5. Nero was condemned by the upper classers and political enemies as despotic and insane
The Roman Emperor known to posterity as Nero enjoyed overwhelming popularity with the common people during his reign from 54 to 68 CE. At the same time, the upper class in the Roman Empire detested him, largely because he paid for his many public works by increasing taxes. Numerous plots against him developed among the wealthy and powerful, and he reacted to them using the legal means available at the time. But he almost certainly did not start the Great Fire of Rome in 64 CE. Nor did he watch the city burn while playing a lyre. Instead, the Emperor organized relief efforts, provided shelter in his palaces to those rendered homeless, and eventually created an urban redevelopment plan.
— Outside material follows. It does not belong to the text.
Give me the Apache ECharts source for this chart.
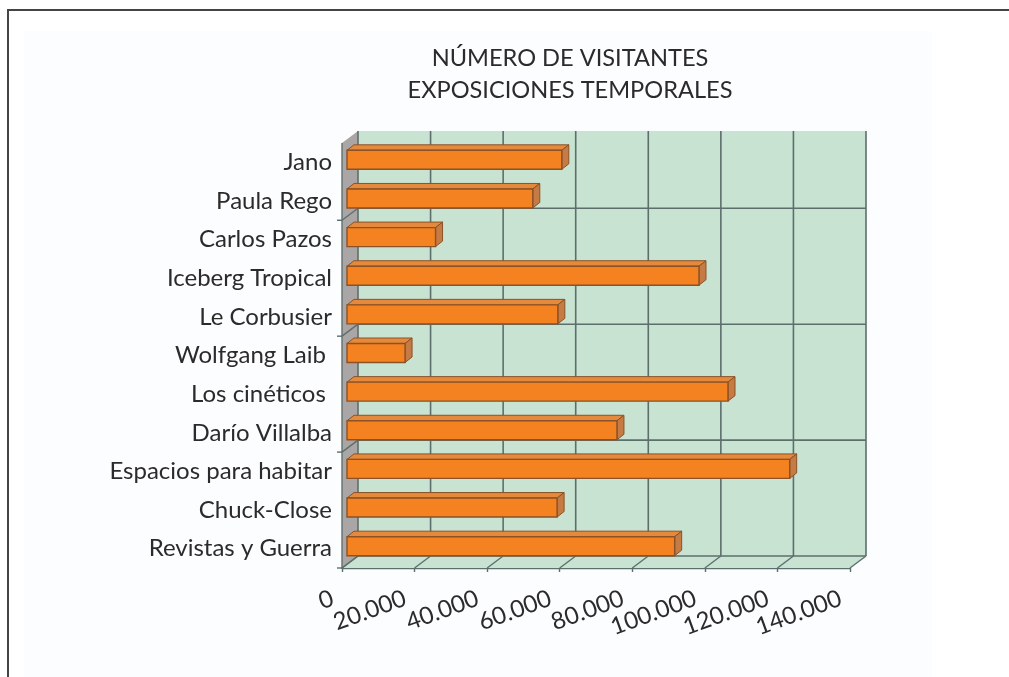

It contained some of the earliest building codes in recorded history. Contemporary historians and political enemies created the myths of his complicity in the fire.
The man was certainly no saint, having been involved in the murder of his mother, Agrippina, though to what extent is debated. He married both women and men, at different times, assuming the role of the bride when he wed a former slave known as Pythagoras. He survived several conspiracies against him, though in the end a group opposed to his public works and taxes had him tried in absentia as a public enemy. Faced with certain death he committed suicide, though he required the assistance of his secretary to accomplish it. After his death his popularity with the common people continued. The upper classes made every attempt to erase his image from Roman eyes, and condemned him in writing and orations. Impostors claiming to be Nero lead rebellions against the state, gaining significant public support for two decades following his death.